Il était une fois un ministre à l’étude des crédits du Ministère de la Culture
Parlant de dossiers particuliers, il va sans dire que l’étude des crédits constitue une opportunité extraordinaire pour des individus ou des groupes qui souhaitent mettre en évidence certains enjeux ou encore faire avancer des dossiers pour lesquels le gouvernement est réfractaire, ne bouge pas ou pas assez rapidement. Pour mettre la pression sur le gouvernement, on alimente les députés qui seront présents en commission parlementaire et qui auront à questionner le ou la ministre. Les députés sont constamment à l’affût d’informations et de questions potentielles pouvant faire avancer certains enjeux. Bien entendu, ils sont libres ou non d’utiliser les informations qui leur sont fournies. C’est pourquoi il faut s’assurer au préalable qu’ils ont de l’intérêt pour l’enjeu que l’on souhaite leur soumettre et que leur orientation face à celui-ci correspond à la nôtre. Si tel est le cas, les députés peuvent faire des interventions qui forceront le gouvernement à prendre plus clairement position sur certains enjeux, ou carrément à prendre des engagements.
Si l’opération est bien menée, elle peut donner des résultats intéressants pour ceux qui en sont à l’origine. À cet effet, je me souviens encore très bien de ma première étude des crédits comme ministre de la Culture. Le matin même, alors que je révisais mes notes une dernière fois pour la commission parlementaire qui s’amorçait en début d’après-midi, je vois dans les médias que des organismes culturels sont en train de manifester sur la place d’Armes à Montréal afin de réclamer une augmentation du budget du Conseil des arts et des lettres du Québec (CALQ). L’enjeu n’était pas nouveau pour moi et j’étais prêt à l’aborder, car j’envisageais d’augmenter ce budget éventuellement. Cependant, je ne m’y étais pas encore engagé publiquement comme il restait quelques détails à régler. Le but de la démarche des organismes était bien évidemment que je m’y engage formellement et publiquement, question que je ne puisse plus reculer. C’était de bonne guerre de leur part et ils étaient bien organisés pour atteindre leur objectif.
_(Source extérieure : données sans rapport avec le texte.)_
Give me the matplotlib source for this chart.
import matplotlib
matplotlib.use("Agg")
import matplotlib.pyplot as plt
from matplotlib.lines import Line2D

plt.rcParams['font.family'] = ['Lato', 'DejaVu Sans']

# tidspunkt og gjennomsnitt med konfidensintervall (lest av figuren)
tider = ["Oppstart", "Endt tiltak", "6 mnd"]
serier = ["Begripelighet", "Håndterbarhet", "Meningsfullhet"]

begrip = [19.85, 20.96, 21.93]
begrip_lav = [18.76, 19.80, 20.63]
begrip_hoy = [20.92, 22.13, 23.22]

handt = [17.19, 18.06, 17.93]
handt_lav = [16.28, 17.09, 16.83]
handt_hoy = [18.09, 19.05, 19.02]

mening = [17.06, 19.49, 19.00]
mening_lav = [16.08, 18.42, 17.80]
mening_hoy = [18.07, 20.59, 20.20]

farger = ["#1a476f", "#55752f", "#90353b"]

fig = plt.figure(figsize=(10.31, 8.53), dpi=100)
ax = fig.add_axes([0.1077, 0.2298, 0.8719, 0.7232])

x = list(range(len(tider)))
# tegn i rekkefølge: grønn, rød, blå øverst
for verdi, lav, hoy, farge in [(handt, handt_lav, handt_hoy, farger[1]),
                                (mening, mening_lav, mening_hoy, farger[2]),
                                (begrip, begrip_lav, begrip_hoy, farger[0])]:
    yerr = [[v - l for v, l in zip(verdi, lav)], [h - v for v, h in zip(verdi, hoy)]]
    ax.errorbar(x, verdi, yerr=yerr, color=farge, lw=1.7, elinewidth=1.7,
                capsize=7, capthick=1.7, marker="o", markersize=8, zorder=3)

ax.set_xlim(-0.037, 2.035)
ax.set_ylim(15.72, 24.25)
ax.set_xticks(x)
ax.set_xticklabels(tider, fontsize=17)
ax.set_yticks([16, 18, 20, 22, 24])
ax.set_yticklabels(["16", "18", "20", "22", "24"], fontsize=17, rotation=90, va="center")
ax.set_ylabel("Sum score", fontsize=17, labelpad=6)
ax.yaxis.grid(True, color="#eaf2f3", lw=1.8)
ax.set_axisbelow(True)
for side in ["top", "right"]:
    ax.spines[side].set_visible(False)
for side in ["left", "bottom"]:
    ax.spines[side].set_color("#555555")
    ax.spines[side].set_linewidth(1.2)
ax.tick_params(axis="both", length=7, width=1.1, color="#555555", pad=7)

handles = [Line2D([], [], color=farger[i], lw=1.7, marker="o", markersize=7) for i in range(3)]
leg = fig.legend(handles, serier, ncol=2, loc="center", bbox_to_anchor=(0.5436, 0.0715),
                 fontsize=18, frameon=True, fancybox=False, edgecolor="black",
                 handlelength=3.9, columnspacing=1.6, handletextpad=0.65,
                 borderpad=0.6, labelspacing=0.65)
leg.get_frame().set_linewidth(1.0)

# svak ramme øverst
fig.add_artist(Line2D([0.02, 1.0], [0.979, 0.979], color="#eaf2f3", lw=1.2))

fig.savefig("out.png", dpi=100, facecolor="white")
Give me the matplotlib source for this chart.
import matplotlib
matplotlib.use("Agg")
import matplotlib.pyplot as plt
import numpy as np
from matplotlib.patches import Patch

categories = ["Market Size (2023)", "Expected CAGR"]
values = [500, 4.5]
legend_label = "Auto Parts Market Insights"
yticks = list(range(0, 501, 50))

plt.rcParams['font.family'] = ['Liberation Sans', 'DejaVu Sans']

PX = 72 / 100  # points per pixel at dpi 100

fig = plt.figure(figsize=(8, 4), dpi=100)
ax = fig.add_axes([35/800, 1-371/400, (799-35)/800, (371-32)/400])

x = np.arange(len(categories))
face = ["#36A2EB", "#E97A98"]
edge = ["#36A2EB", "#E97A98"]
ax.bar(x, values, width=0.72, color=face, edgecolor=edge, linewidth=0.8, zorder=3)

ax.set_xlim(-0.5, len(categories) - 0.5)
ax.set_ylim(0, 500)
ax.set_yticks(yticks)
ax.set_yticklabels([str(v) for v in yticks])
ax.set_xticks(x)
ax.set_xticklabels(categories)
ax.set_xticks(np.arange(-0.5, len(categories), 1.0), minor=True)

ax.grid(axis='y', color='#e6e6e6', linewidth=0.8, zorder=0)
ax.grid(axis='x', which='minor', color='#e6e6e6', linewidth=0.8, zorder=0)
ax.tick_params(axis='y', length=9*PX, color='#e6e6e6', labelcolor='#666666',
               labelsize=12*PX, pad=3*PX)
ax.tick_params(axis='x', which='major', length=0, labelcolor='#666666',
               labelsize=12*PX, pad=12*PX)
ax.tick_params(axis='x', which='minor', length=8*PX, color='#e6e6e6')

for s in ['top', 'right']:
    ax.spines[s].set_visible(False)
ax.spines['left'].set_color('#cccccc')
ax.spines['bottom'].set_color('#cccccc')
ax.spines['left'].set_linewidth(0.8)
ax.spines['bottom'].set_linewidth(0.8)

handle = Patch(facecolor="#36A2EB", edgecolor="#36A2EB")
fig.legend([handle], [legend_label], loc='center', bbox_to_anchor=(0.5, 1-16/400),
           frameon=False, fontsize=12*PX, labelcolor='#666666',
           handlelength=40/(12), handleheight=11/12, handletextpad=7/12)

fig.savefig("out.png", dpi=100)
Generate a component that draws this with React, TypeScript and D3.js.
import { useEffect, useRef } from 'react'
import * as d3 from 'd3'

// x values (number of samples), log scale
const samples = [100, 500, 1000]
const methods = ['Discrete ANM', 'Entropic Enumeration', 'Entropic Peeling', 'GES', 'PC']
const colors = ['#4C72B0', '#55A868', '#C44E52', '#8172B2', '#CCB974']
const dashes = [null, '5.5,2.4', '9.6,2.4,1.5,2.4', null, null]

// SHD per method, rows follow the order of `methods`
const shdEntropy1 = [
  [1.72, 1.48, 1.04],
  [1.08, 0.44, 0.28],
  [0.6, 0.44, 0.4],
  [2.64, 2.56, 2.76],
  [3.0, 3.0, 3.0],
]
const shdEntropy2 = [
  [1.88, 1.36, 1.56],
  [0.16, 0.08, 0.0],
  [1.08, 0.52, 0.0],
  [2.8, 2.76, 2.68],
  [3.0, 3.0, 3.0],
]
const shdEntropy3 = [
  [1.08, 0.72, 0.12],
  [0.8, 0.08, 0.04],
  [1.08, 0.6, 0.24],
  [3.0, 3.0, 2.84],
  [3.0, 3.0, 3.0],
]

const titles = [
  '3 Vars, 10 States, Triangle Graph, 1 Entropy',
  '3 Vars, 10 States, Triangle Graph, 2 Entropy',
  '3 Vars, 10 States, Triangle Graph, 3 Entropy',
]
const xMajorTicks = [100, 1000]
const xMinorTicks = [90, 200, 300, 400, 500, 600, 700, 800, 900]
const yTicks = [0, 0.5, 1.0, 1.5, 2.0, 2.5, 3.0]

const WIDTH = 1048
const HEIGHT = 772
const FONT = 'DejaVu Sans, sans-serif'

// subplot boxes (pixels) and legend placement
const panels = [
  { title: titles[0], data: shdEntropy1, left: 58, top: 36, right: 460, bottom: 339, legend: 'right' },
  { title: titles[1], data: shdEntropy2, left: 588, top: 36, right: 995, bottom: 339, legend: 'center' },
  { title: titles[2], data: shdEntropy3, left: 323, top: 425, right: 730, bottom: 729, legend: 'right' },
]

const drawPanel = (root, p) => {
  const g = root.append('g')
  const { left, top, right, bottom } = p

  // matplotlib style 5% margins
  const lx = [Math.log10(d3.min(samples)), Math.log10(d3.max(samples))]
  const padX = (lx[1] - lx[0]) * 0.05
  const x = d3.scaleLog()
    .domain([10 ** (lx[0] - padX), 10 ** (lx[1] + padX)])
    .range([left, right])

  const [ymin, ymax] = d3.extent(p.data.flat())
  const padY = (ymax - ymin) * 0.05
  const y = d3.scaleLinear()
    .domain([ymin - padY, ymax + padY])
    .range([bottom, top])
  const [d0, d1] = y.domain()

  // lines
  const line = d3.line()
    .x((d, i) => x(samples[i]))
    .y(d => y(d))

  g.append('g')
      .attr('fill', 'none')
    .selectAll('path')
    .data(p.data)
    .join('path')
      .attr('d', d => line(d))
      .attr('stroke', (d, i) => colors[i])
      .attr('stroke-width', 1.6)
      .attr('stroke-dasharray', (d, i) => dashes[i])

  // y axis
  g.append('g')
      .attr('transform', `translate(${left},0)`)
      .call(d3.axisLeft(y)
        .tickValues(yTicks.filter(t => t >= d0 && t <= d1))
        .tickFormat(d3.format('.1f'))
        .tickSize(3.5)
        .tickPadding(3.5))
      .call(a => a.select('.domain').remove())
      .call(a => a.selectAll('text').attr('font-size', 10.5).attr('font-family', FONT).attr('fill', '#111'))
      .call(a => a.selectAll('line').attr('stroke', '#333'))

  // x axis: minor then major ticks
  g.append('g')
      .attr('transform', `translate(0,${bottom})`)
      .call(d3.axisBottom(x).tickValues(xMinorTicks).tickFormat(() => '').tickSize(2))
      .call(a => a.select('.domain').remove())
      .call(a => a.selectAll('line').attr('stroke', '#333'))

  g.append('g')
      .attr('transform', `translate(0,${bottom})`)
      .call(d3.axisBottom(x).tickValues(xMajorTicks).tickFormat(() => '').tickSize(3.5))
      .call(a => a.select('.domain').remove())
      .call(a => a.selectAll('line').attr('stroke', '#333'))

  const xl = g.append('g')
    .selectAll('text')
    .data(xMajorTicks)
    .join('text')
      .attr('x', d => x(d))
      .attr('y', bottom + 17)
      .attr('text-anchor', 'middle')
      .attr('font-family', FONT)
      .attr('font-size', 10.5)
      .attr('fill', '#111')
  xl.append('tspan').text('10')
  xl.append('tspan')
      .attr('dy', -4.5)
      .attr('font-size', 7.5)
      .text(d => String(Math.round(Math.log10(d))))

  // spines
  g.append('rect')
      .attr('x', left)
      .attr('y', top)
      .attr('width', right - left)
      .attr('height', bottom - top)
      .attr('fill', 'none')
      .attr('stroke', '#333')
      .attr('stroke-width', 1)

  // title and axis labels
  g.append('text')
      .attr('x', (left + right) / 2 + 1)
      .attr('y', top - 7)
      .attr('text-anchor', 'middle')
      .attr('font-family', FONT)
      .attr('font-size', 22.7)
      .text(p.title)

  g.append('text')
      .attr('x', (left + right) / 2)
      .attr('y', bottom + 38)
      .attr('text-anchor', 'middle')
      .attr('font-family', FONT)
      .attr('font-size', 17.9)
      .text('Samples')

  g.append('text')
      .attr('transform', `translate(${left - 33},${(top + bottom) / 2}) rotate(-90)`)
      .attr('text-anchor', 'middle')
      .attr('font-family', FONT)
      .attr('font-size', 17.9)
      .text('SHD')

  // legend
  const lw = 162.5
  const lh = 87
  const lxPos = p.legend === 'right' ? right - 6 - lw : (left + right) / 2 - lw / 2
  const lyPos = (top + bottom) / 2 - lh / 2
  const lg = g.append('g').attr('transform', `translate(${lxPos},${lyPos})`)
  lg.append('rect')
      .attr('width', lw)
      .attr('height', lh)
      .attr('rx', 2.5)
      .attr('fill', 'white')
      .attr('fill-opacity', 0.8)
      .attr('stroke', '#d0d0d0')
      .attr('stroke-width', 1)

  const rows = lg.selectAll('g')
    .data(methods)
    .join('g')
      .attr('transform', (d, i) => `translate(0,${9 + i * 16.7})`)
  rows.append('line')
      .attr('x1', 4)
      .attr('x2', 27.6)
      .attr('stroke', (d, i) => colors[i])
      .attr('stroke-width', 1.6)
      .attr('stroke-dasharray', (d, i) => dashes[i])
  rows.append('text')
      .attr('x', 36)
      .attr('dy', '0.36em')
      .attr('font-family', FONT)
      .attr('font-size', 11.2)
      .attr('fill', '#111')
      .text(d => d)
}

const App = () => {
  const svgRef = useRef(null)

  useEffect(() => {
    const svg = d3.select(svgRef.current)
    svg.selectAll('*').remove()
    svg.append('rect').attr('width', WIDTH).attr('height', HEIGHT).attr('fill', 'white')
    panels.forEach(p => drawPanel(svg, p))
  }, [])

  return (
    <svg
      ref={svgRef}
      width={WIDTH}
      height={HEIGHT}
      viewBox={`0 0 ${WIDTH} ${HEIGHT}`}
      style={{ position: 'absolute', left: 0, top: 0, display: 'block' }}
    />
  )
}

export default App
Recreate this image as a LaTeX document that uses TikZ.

En plus de leur manifestation (tenue à un moment qui n’était pas le fruit du hasard), je reçois sur mon cellulaire un appel d’une ancienne ministre de la Culture qui voulait me signifier son appui aux revendications et m’informer que j’allais être questionné sur le sujet en après-midi. Je décide donc, avant de me rendre au parlement, que j’allais m'engager à effectuer une annonce prochainement concernant le budget du CALQ, ce que je voulais faire de toute manière. Ce faisant, je me disais que la pression publique allait diminuer, bien que j’avais conscience que je m’imposais désormais une obligation de résultat. Valait quand même mieux cela plutôt que le débat prenne encore plus d’ampleur dans les médias.
Sans surprise, la question est arrivée très rapidement, notamment par la voix de la porte-parole de l’opposition officielle en matière de Culture. Les organismes culturels avaient bien évidemment concerté le tout avec elle, d’autant plus qu’elle était la première à prendre la parole à la suite de mes remarques d’ouverture. En guise de réponse, j’ai annoncé mon intention. Les organismes culturels avaient donc bien réussi à positionner leurs revendications dans l’espace public et dans le débat parlementaire. Ce fut une bonne opération pour eux, car ils ont atteint leur objectif en faisant en sorte que je prenne publiquement un engagement. Par le fait même, ils ont également prouvé, même si ce n’était certainement pas leur objectif, que l’étude des crédits est une bonne opportunité pour faire avancer des dossiers.